HALM Research Team's San Tin Highway Tree Management Research Project
- San Tin Highway connects San Tin to Yuen Long. It is one of the important expressways in Hong Kong and provides essential transportation links for the western part of the New Territories. In order to provide quick establishment of vegetation cover along the highway, the Highways Department (HD) planted about 9,000 Eucalyptus trees as pioneer trees along the slopes and verges of the highway when it was constructed about 30 years ago.
- The stressful growing environment and the significant height of Eucalyptus trees together affect the tree stability, posing a safety hazard to the road users.
- Therefore, the HD commissioned the teachers and students of the Bachelor of Science (Honours) in Horticulture, Arboriculture and Landscape Management (HALM) of the Technological and Higher Education Institute of Hong Kong (THEi) to conduct a research to enhance the tree management system of San Tin Highway, aiming to proactively enhance road safety and reduce the probability of tree accidents.
- Dr. Allen ZHANG Hao, Associate Professor of the Faculty of Design and Environment, THEi, pointed out that Eucalyptus trees are tall trees that can grow to more than 20 meters tall and are allelopathic. The low suitability of their seeds and fruits as food resources and habitats for local birds and insects limits their contribution to biodiversity. To improve biodiversity and increase the wind resistance of urban trees to mitigate the tree risk in the typhoon season, the research team has set up different thinning experiments along the San Tin Highway in the past two years and planted a variety of native saplings and shrubs on the slopes. Ms. Kyle LAU, graduate of HALM who participated in the research, said that the team went to the highway every month to monitor the growth condition of the saplings. Different tree parameters like the height, crown spread, diameter at breast height were measured to evaluate the health condition and calculate the growth rate. The survival rate of the different species were also compared.

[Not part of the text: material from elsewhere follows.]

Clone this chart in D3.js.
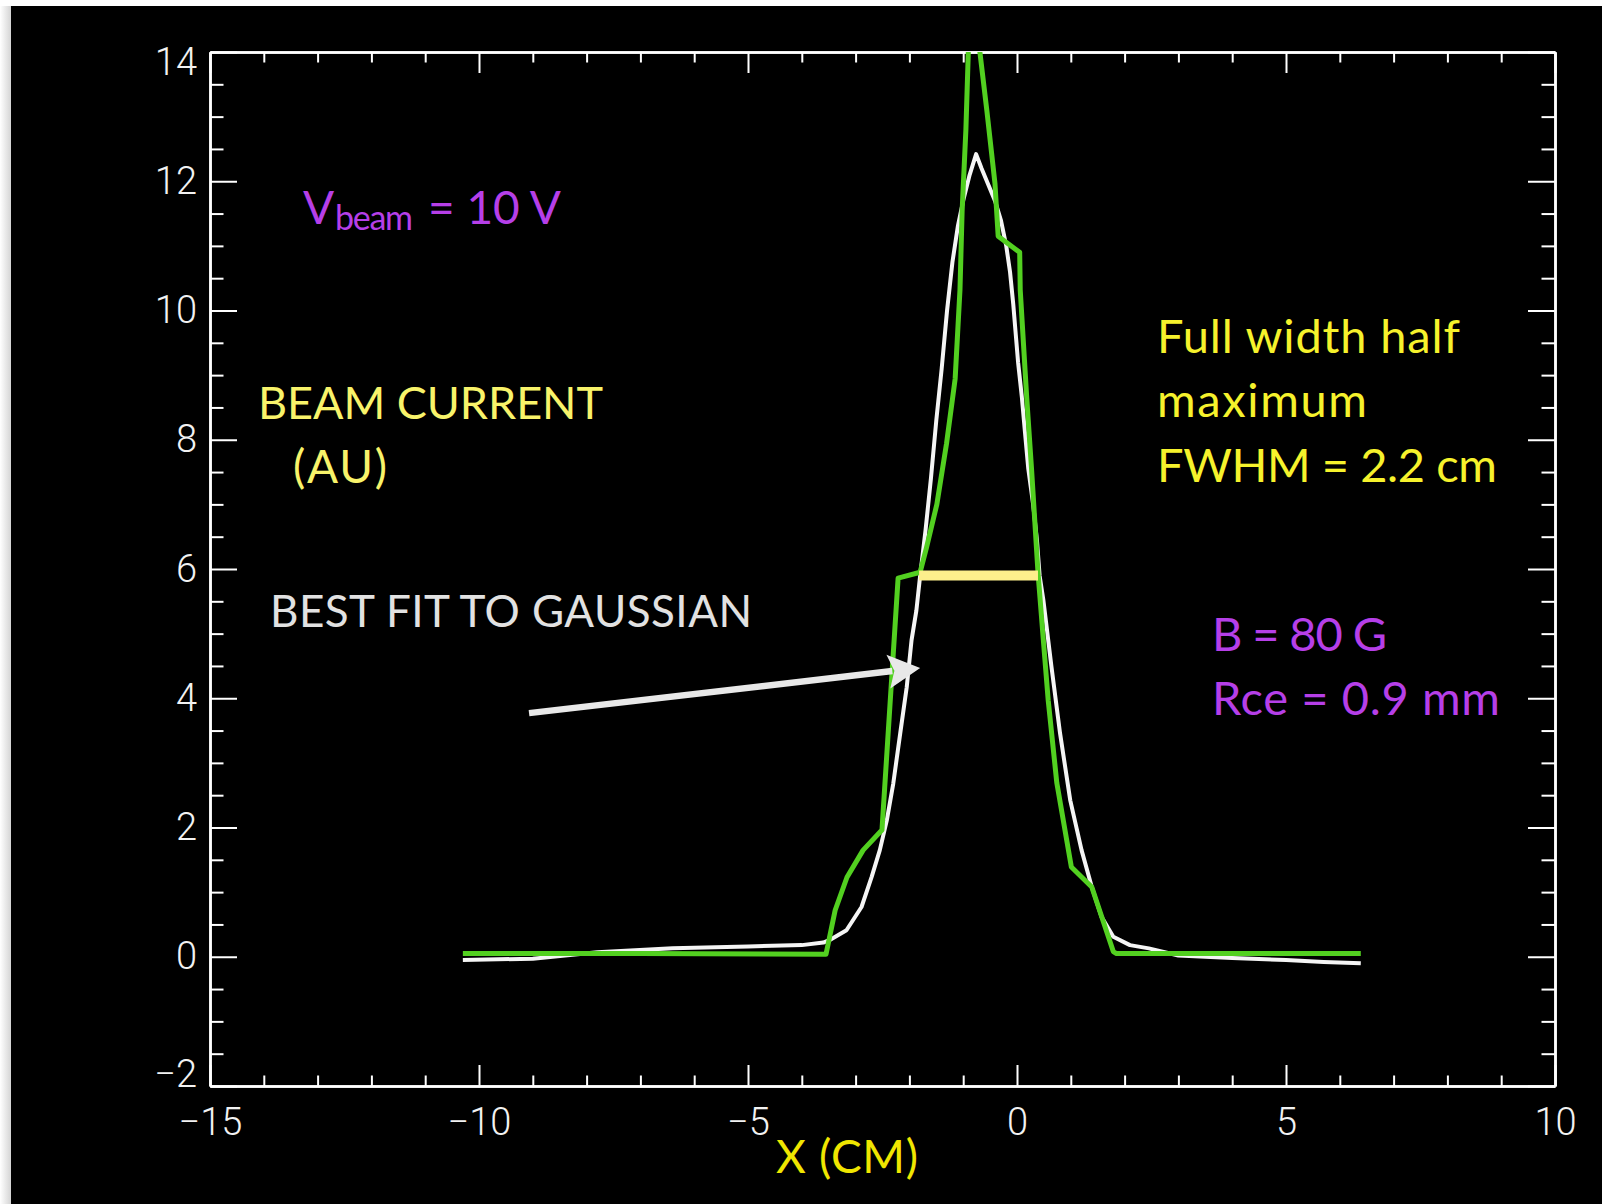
<!DOCTYPE html>
<html>
<head>
<meta charset="utf-8">
<script src="https://cdn.jsdelivr.net/npm/d3@7"></script>
<style>
  html, body { margin: 0; padding: 0; background: #fff; }
  #grafico { width: 1602px; height: 1204px; }
</style>
</head>
<body>
<div id="grafico"></div>
<script>

// ticks
const xMajorTicks = [-15, -10, -5, 0, 5, 10];
const yMajorTicks = [-2, 0, 2, 4, 6, 8, 10, 12, 14];

// measured beam profile (green)
const medidoX = [-10.30, -7.00, -3.55, -3.38, -3.16, -2.86, -2.51, -2.21, -1.80, -1.68, -1.49, -1.31, -1.15, -1.06, -1.02, -0.95, -0.86,
  -0.69, -0.56, -0.41, -0.35, 0.05, 0.06, 0.18, 0.27, 0.39, 0.48, 0.58, 0.74, 1.01, 1.39, 1.79, 1.85, 4.00, 6.39];
const medidoY = [0.05, 0.05, 0.04, 0.72, 1.23, 1.65, 1.96, 5.86, 5.95, 6.34, 7.00, 7.94, 8.94, 10.32, 11.54, 12.80, 15.20,
  14.00, 13.09, 11.97, 11.15, 10.90, 10.32, 8.66, 7.55, 5.95, 5.00, 3.97, 2.69, 1.39, 1.08, 0.08, 0.05, 0.05, 0.05];

// gaussian fit (white)
const ajusteX = [-10.30, -9.00, -7.80, -6.40, -5.00, -4.00, -3.60, -3.48, -3.17, -2.89, -2.70, -2.55, -2.42, -2.30, -2.17, -2.05,
  -1.96, -1.87, -1.80, -1.70, -1.60, -1.50, -1.40, -1.30, -1.20, -1.10, -1.00, -0.88, -0.76, -0.66, -0.56, -0.41, -0.30, -0.20,
  -0.13, -0.07, -0.02, 0.02, 0.09, 0.15, 0.21, 0.30, 0.37, 0.42, 0.49, 0.64, 0.80, 0.99, 1.20, 1.39, 1.57, 1.79, 2.10, 2.45,
  3.00, 4.00, 5.00, 5.70, 6.39];
const ajusteY = [-0.05, -0.03, 0.07, 0.13, 0.16, 0.18, 0.22, 0.26, 0.41, 0.77, 1.24, 1.65, 2.11, 2.68, 3.46, 4.17,
  4.90, 5.36, 5.90, 6.60, 7.40, 8.30, 9.10, 10.00, 10.75, 11.30, 11.70, 12.10, 12.42, 12.20, 12.00, 11.70, 11.40, 11.00,
  10.60, 10.10, 9.60, 9.20, 8.66, 8.10, 7.55, 7.00, 6.45, 5.90, 5.52, 4.49, 3.46, 2.42, 1.65, 1.08, 0.62, 0.31, 0.18, 0.13,
  0.02, -0.02, -0.05, -0.08, -0.10];

// FWHM bar and arrow (data coords)
const fwhmX = [-1.82, 0.39];
const fwhmY = 5.9;
const flechaX = [-9.07, -1.80];
const flechaY = [3.77, 4.47];

const graficar = () => {

  /**************************************************
   * Dimensions
  ***************************************************/
  const width = 1602;
  const height = 1204;
  const marginLeft = 210;
  const marginRight = 47;
  const marginTop = 52;
  const marginBottom = 118;
  const plotW = width - marginLeft - marginRight;
  const plotH = height - marginTop - marginBottom;

  const xScale = d3.scaleLinear().domain([-15, 10]).range([marginLeft, width - marginRight]);
  const yScale = d3.scaleLinear().domain([-2, 14]).range([height - marginBottom, marginTop]);

  const svg = d3.select("#grafico")
    .append("svg")
    .attr("width", width)
    .attr("height", height);

  // slide background + left shadow
  const defs = svg.append("defs");
  const grad = defs.append("linearGradient").attr("id", "sombra");
  grad.append("stop").attr("offset", "0%").attr("stop-color", "#ffffff");
  grad.append("stop").attr("offset", "100%").attr("stop-color", "#d4d4d4");
  svg.append("rect").attr("x", 0).attr("y", 6).attr("width", 11).attr("height", height).attr("fill", "url(#sombra)");
  svg.append("rect").attr("x", 11).attr("y", 6).attr("width", width - 11).attr("height", height - 6).attr("fill", "#000");

  defs.append("clipPath").attr("id", "recorte")
    .append("rect")
    .attr("x", marginLeft).attr("y", marginTop)
    .attr("width", plotW).attr("height", plotH);

  /**************************************************
   * Axis (IDL style box, ticks inward)
  ***************************************************/
  const xMinor = d3.range(-15, 10.01, 1).filter(v => v % 5 !== 0);
  const yMinor = d3.range(-2, 14.01, 0.5).filter(v => v % 2 !== 0);
  const fmt = d => d < 0 ? "\u2212" + Math.abs(d) : String(d);

  const estiloEje = g => {
    g.selectAll("path.domain").attr("stroke", "#fff").attr("stroke-width", 2.5);
    g.selectAll(".tick line").attr("stroke", "#fff").attr("stroke-width", 2);
    g.selectAll(".tick text")
      .attr("fill", "#f2f2f2")
      .style("font-family", "Roboto, 'DejaVu Sans', sans-serif")
      .style("font-weight", 300)
      .style("font-size", "38px");
  };

  // bottom
  svg.append("g")
    .attr("transform", `translate(0,${height - marginBottom})`)
    .call(d3.axisBottom(xScale).tickValues(xMajorTicks).tickFormat(fmt)
      .tickSizeInner(-21).tickSizeOuter(0).tickPadding(22))
    .call(estiloEje);
  svg.append("g")
    .attr("transform", `translate(0,${height - marginBottom})`)
    .call(d3.axisBottom(xScale).tickValues(xMinor).tickFormat("").tickSizeInner(-10.5).tickSizeOuter(0))
    .call(estiloEje);

  // top
  svg.append("g")
    .attr("transform", `translate(0,${marginTop})`)
    .call(d3.axisTop(xScale).tickValues(xMajorTicks).tickFormat("").tickSizeInner(-21).tickSizeOuter(0))
    .call(estiloEje);
  svg.append("g")
    .attr("transform", `translate(0,${marginTop})`)
    .call(d3.axisTop(xScale).tickValues(xMinor).tickFormat("").tickSizeInner(-10.5).tickSizeOuter(0))
    .call(estiloEje);

  // left
  const ejeY = svg.append("g")
    .attr("transform", `translate(${marginLeft},0)`)
    .call(d3.axisLeft(yScale).tickValues(yMajorTicks).tickFormat(fmt)
      .tickSizeInner(-27).tickSizeOuter(0).tickPadding(13))
    .call(estiloEje);
  svg.append("g")
    .attr("transform", `translate(${marginLeft},0)`)
    .call(d3.axisLeft(yScale).tickValues(yMinor).tickFormat("").tickSizeInner(-13.5).tickSizeOuter(0))
    .call(estiloEje);
  // end labels kept inside the box like IDL does
  ejeY.selectAll(".tick text")
    .attr("dy", d => d === 14 ? "0.58em" : d === -2 ? "0.02em" : "0.32em");

  // right
  svg.append("g")
    .attr("transform", `translate(${width - marginRight},0)`)
    .call(d3.axisRight(yScale).tickValues(yMajorTicks).tickFormat("").tickSizeInner(-27).tickSizeOuter(0))
    .call(estiloEje);
  svg.append("g")
    .attr("transform", `translate(${width - marginRight},0)`)
    .call(d3.axisRight(yScale).tickValues(yMinor).tickFormat("").tickSizeInner(-13.5).tickSizeOuter(0))
    .call(estiloEje);

  /**************************************************
   * Lines
  ***************************************************/
  const linea = d3.line().x(d => xScale(d[0])).y(d => yScale(d[1]));
  const capa = svg.append("g").attr("clip-path", "url(#recorte)");

  capa.append("path")
    .datum(d3.zip(ajusteX, ajusteY))
    .attr("d", linea)
    .attr("fill", "none")
    .attr("stroke", "#f5f5f5")
    .attr("stroke-width", 4)
    .attr("stroke-linejoin", "round");

  capa.append("path")
    .datum(d3.zip(medidoX, medidoY))
    .attr("d", linea)
    .attr("fill", "none")
    .attr("stroke", "#52d020")
    .attr("stroke-width", 5)
    .attr("stroke-linejoin", "round");

  // FWHM bar
  capa.append("line")
    .attr("x1", xScale(fwhmX[0])).attr("x2", xScale(fwhmX[1]))
    .attr("y1", yScale(fwhmY)).attr("y2", yScale(fwhmY))
    .attr("stroke", "#fdef8c")
    .attr("stroke-width", 10);

  /**************************************************
   * Arrow
  ***************************************************/
  const x0 = xScale(flechaX[0]), y0 = yScale(flechaY[0]);
  const x1 = xScale(flechaX[1]), y1 = yScale(flechaY[1]);
  const largo = Math.hypot(x1 - x0, y1 - y0);
  const ux = (x1 - x0) / largo, uy = (y1 - y0) / largo;
  const cabeza = 32, ancho = 17;
  const bx = x1 - ux * cabeza, by = y1 - uy * cabeza;

  svg.append("line")
    .attr("x1", x0).attr("y1", y0)
    .attr("x2", bx + ux * 4).attr("y2", by + uy * 4)
    .attr("stroke", "#e8e8e8")
    .attr("stroke-width", 6.5);
  svg.append("path")
    .attr("d", `M${x1},${y1}L${bx - uy * ancho},${by + ux * ancho}L${bx + ux * 6},${by + uy * 6}L${bx + uy * ancho},${by - ux * ancho}Z`)
    .attr("fill", "#e8e8e8");

  /**************************************************
   * Text annotations
  ***************************************************/
  const fuente = "Lato, 'Open Sans', sans-serif";
  const morado = "#b63fe8";

  const vb = svg.append("text")
    .attr("fill", morado)
    .style("font-family", fuente)
    .style("font-size", "46px");
  vb.append("tspan").attr("x", 303).attr("y", 224).text("V");
  vb.append("tspan").attr("x", 335).attr("y", 230).style("font-size", "34px")
    .attr("textLength", 78).attr("lengthAdjust", "spacing").text("beam");
  vb.append("tspan").attr("x", 428).attr("y", 224)
    .attr("textLength", 133).attr("lengthAdjust", "spacing").text("= 10 V");

  // ancho = measured width of the text in the slide
  const texto = (x, y, str, color, ancho, size) => svg.append("text")
    .attr("x", x).attr("y", y)
    .attr("fill", color)
    .attr("textLength", ancho)
    .attr("lengthAdjust", "spacing")
    .style("font-family", fuente)
    .style("font-size", size + "px")
    .text(str);

  texto(258, 419, "BEAM CURRENT", "#f8f36a", 345, 45);
  texto(293, 483, "(AU)", "#f8f36a", 94, 46);
  texto(270, 627, "BEST FIT TO GAUSSIAN", "#e2e2e2", 482, 44);
  texto(1157, 353, "Full width half", "#f6f22c", 303, 47);
  texto(1157, 417, "maximum", "#f6f22c", 210, 47);
  texto(1157, 482, "FWHM = 2.2 cm", "#f6f22c", 340, 47);
  texto(1212, 651, "B = 80 G", morado, 175, 47);
  texto(1212, 715, "Rce = 0.9 mm", morado, 288, 47);
  texto(776, 1173, "X (CM)", "#f0e600", 142, 46);
};

graficar();
</script>
</body>
</html>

- The research team observed that native species like Ilex rotunda var. microcarpa, Machilus chinensis, Schefflera heptaphylla, and Sterculia lanceolate can better adapt to the environment of San Tin Highway. They all demonstrated a better survival rate, health status and growth rate. The findings also revealed Eucalyptus trees had a high failure risk under severe weather conditions when the crown spread exceeded 3 meters, diameter at breast height exceeded 24 cm, and tree height exceeded 12 meters.
- The thinning experiments showed that 60% thinning intensity was more conducive to the growth of the understory native trees on the slopes. The team is now gearing up for the second phase of the study, which will involve the continuous observation of the planted trees and collection of more long-term and comprehensive data to support the finding. The team also put forward a suggestion of improving the highway vegetation management system. It proposed that the slopes and verges of different sections of the highway should be categorised into high, medium and low priority levels according to the quantitative tree risk assessment, which are based on factors such as trees risks and potential impacts. The categorisation can enhance the management efficiency through identifying the priority areas for resource and manpower allocation. The results of the study and the proposed mid- and long-term management plans have been submitted to the HD. The research team hoped that the findings and proposal can help strengthen the effectiveness of urban tree management.